The Love You foal from Juverna, who is also from a half-sister to the dam of Stig, will have two lines of French blood in her pedigree, as her dam Nakura is by Jet d’Emeraude.
French Connection would leave a filly by Monarchy which as Ms Sarkozy, sold for $4000 late in the piece on the third day at the Premier, but she now has a Monarchy colt and is in foal to Continentalman for a foal which will be a three-quarter to Chocolate Brownie.
Away Away, a half-sister to Locofoco (US1.53.8, 6 NZ & 2 Aus wins, Breeders Crown 3yo) and Lockerup, the dam of Sovereignty, La Femme D’Argent and The Tower from her first three foals by Monarchy, was then purchased at the 2008 Mixed Sale in foal to Monarchy for $4500.
That resulted in the filly Zara Philips, who was also sold on the third day in Christchurch for $7000, while she is back in foal on a free return to Monarchy.

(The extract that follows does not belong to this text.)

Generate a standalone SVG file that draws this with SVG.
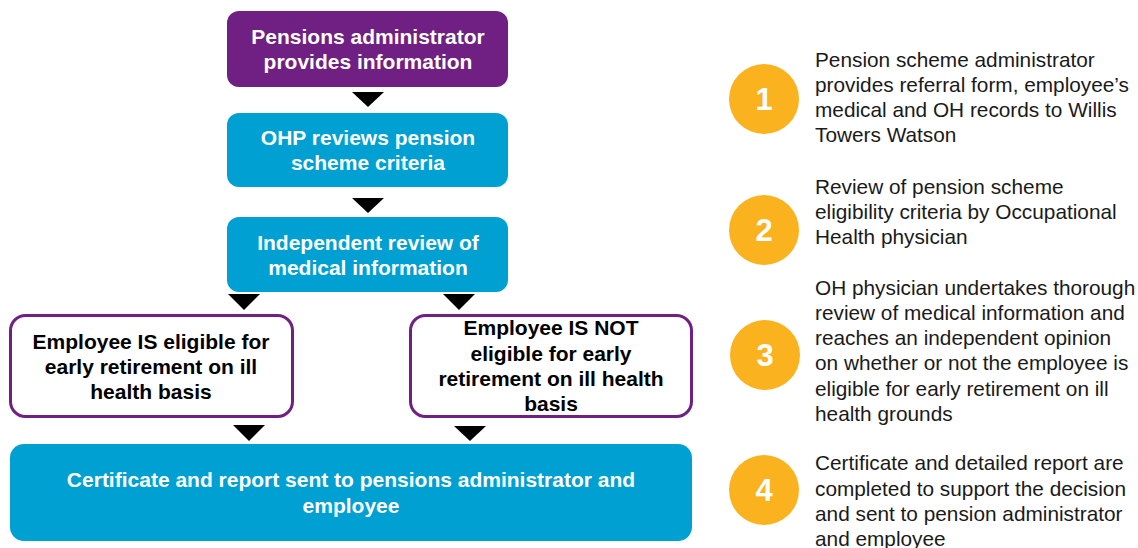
<svg xmlns="http://www.w3.org/2000/svg" width="1138" height="548" viewBox="0 0 1138 548">
<style>
.purple{fill:#702082}
.blue{fill:#00A0D2}
.white{fill:#ffffff;stroke:#702082;stroke-width:3}
.bt{font-family:"Liberation Sans",Arial,sans-serif;font-weight:bold;font-size:21px;fill:#ffffff;text-anchor:middle}
.dt{font-family:"Liberation Sans",Arial,sans-serif;font-weight:bold;font-size:21px;fill:#000000;text-anchor:middle}
.circ{fill:#FBB21F}
.num{font-family:"Liberation Sans",Arial,sans-serif;font-weight:bold;font-size:31px;fill:#ffffff;text-anchor:middle}
.rt{font-family:"Liberation Sans",Arial,sans-serif;font-size:20.8px;fill:#1a1a1a}
.arr{fill:#000000}
</style>
<g id="n1">
<rect class="purple" x="227" y="11" width="281" height="76" rx="12"/>
<text class="bt" x="368" y="44">Pensions administrator</text>
<text class="bt" x="368" y="69">provides information</text>
</g>
<g id="n2">
<rect class="blue" x="227" y="113" width="281" height="74" rx="12"/>
<text class="bt" x="368" y="145">OHP reviews pension</text>
<text class="bt" x="368" y="170">scheme criteria</text>
</g>
<g id="n3">
<rect class="blue" x="227" y="217" width="281" height="75" rx="12"/>
<text class="bt" x="368" y="250">Independent review of</text>
<text class="bt" x="368" y="275">medical information</text>
</g>
<g id="n4">
<rect class="white" x="10.5" y="315.5" width="282" height="101" rx="15"/>
<text class="dt" x="151" y="349">Employee IS eligible for</text>
<text class="dt" x="151" y="374">early retirement on ill</text>
<text class="dt" x="151" y="399">health basis</text>
</g>
<g id="n5">
<rect class="white" x="410.5" y="315.5" width="281" height="101" rx="15"/>
<text class="dt" x="551" y="335">Employee IS NOT</text>
<text class="dt" x="551" y="361">eligible for early</text>
<text class="dt" x="551" y="386">retirement on ill health</text>
<text class="dt" x="551" y="411">basis</text>
</g>
<g id="n6">
<rect class="blue" x="10" y="444" width="682" height="97" rx="14"/>
<text class="bt" x="351" y="487">Certificate and report sent to pensions administrator and</text>
<text class="bt" x="351" y="513">employee</text>
</g>
<g id="connectors">
<polygon class="arr" points="352,92 384,92 368,107"/>
<polygon class="arr" points="352,198 384,198 368,213"/>
<polygon class="arr" points="228,294 260,294 244,310"/>
<polygon class="arr" points="443,294 475,294 459,310"/>
<polygon class="arr" points="233,425 265,425 249,441"/>
<polygon class="arr" points="454,426 486,426 470,441"/>
</g>
<g id="s1">
<circle class="circ" cx="764" cy="99" r="35"/>
<text class="num" x="764" y="110">1</text>
<text class="rt" x="815" y="67">Pension scheme administrator</text>
<text class="rt" x="815" y="92">provides referral form, employee’s</text>
<text class="rt" x="815" y="117">medical and OH records to Willis</text>
<text class="rt" x="815" y="142">Towers Watson</text>
</g>
<g id="s2">
<circle class="circ" cx="764" cy="230" r="35"/>
<text class="num" x="764" y="241">2</text>
<text class="rt" x="815" y="194">Review of pension scheme</text>
<text class="rt" x="815" y="219">eligibility  criteria by Occupational</text>
<text class="rt" x="815" y="244">Health physician</text>
</g>
<g id="s3">
<circle class="circ" cx="765" cy="355" r="35"/>
<text class="num" x="765" y="366">3</text>
<text class="rt" x="815" y="295">OH physician undertakes thorough</text>
<text class="rt" x="815" y="320">review of medical information and</text>
<text class="rt" x="815" y="345">reaches an independent opinion</text>
<text class="rt" x="815" y="370">on whether or not the employee is</text>
<text class="rt" x="815" y="396">eligible for early retirement on ill</text>
<text class="rt" x="815" y="421">health grounds</text>
</g>
<g id="s4">
<circle class="circ" cx="764" cy="490" r="35"/>
<text class="num" x="764" y="501">4</text>
<text class="rt" x="815" y="470">Certificate and detailed report are</text>
<text class="rt" x="815" y="496">completed to support the decision</text>
<text class="rt" x="815" y="521">and sent to pension administrator</text>
<text class="rt" x="815" y="546">and employee</text>
</g>
</svg>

Away Away first left four straight foals for Keith Gibson, where the last of them in Prince Harry won his ninth race last Saturday, but she has been slipping every second year for Beckett.
“Gael Murray led her into the ring at the Sale and later warned me she was proving a bit difficult.
“I went to school with Gael’s sister, and she was a few years behind us.
“She looks after my mares at stud now and from having thirteen in total there this season, thirteen are in foal, so mine won’t be going anywhere soon.
“Kazzle Dazzle came later that year after being advertised in the Weekly as well, and she dropped a Sundon colt a month later which sold for $17,000 late in the day at the Premier.
A winner of five races and a half-sister to good sorts in Avatar and What Ever You Are, Kazzle Dazzle has left just the one winner from four foals of racing age, but the other three are fillies which haven’t had much luck.
Beckett has her back in foal to Muscle Mass, who shares the same third dam in Keystone Profile as Quite Easy.
“The trotters have been more affordable, but I now see a need to be involved in the better end of the market.
“I think we’ve bought into reasonably commercial families, so now it’s just a matter of breeding them right and hopefully keeping the right fillies to go on with one day.”